The US equity markets bounced back Thursday after the large losses registered on Wednesday. The equity markets shook off a slightly worse than expected job-loss data with across the board gains. Stocks sold off at the open, and tested Wednesday’s low on the SPX. However like Wednesday, the ES futures bounced off the 880 level, forming a double bottom. This set the stage for a bounce which lasted most of the day.
The rally was led by the financials, technology and agricultural stocks. The Russell2000 Small caps led the indices with a 1.40% gain, showing an increased risk appetite among investors. On the fixed income side, treasury bonds were bought today and the yields slipped further.
Rally Stalls at SPX 900
After forming a double-bottom at ES 880 level, the markets had a strong run reaching a high point near 897 corresponding to the 900 level in the cash SPX index. Market internals continued to improve all day long, with the rally. However, the indices seem to hit a brick wall around the 900 level on the SPX cash index and pulled back sharply in the last hour of trading. The indices finished in the middle of their range yesterday.
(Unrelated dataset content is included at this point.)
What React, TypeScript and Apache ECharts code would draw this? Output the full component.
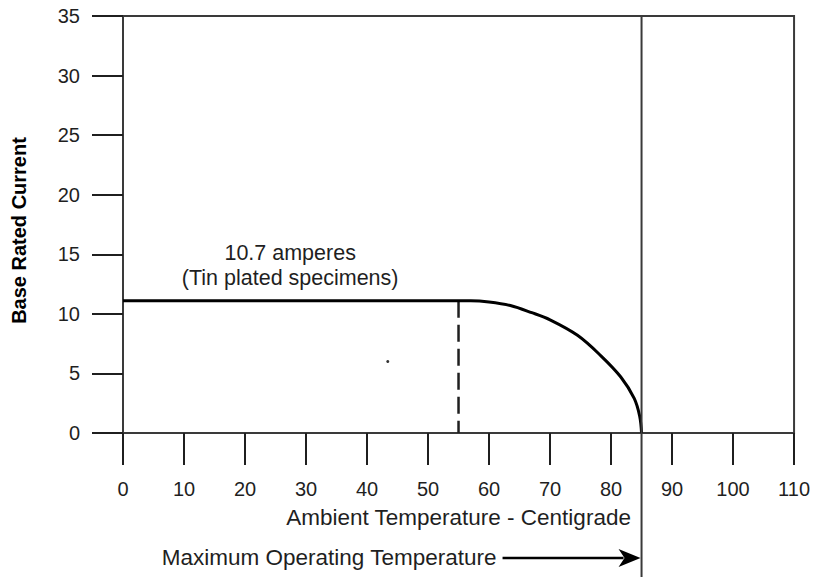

Lack of Conviction: Range Bound Action?
The price action suggests a lack of conviction among both the bulls and the bears. The bulls defended the 880 level on the ES but the bears responded with conviction near the 900 level on the SPX. Though the buy-the-dip mentality is intact, there is also some fear of a sharp pullback, resulting in shorter holding periods and a trigger-happy towards profit taking.
Insurers Get TARP Funds:
The market is likely to welcome the news that a number of insurers will now get access to TARP funds to help bolster their balance sheets. Insurance plays a critical part in the functioning of an advanced economy, and better capitalized insurers is likely to help boost confidence, not only for investors, but also the consumers and businesses who rely on them to manage risks.
Today is expiration Friday, and it is likely to be a volatile day with a bullish bias. There is some economic news related to inflation and consumer sentiment which may move the market a bit. However, if the reaction to Thursday’s Job Loss number was any indication, these indicators are unlikely to move the market in a big way.
There is some expectation that the SPY will pin around the 90 strike because of the large open interest in options near that strike. I do not expect the indices to break to new highs today; I also do not expect them to breach the support levels put in yesterday.
My Portfolio: Reviewing the IYR Chart
I used the morning weakness to book profits on my remaining puts on the IYR. After the market rallied into the day, I bought back some of the puts back. I expect IYR to trade in a choppy manner but with a bearish bias. The ETF has broken its upward sloping channel and after a pullback is now testing the trend-line from the downside. A failure to break above the trend-line and back into the channel is likely to result in a stronger downward move. Most of the commercial REITs have already raised a lot of capital via secondary equity offerings, and any support provided to them by the underwriters is likely going to dissipate.
From a trading perspective the large intra-day range of the IYR provides ample opportunity to swing trade. An active trader can increase his or her leverage by either using the ultra-ETFs (URE and SRS) or by using options.
Trading Intra-Day Patterns: Goldman Sachs
I also traded Goldman Sachs (NYSE:GS) on the short side late in the day. Goldman was forming a wedge pattern which broke leading to a large spike down. I had posted the setup via twitter well before the entry-signal was generated. The trade was to short Goldman (either outright or by buying a put) when it broke the lower trend-line of the wedge. The break of the wedge resulted in a $1.0 move in a few minutes.
My Portfolio: Independent Refiners
My out of the money June calls on TSO did very well today as the refiner jumped up 7% today. TSO found support at the rising trend-line from the March low, and continues to trade in a rising channel. With the summer driving season coming at a time of rising consumer sentiment and moderate oil prices, the refiners are likely to perform well. By some estimates, the refiners are trading at a discount to the replacement value of the physical refineries, and are attractive takeover targets for integrated oil companies.
My Portfolio: Plan for Tomorrow
I do not plan to initiate any core positions tomorrow, unless we get a big spike up which I will use to initiate some put positions. I will roll over any of the in the money May calls I have written on the TLT to the June expiry. Though I will not be surprised if this rally continues, I feel the risk of a significant pullback is becoming higher and the rewards do not justify chasing this rally.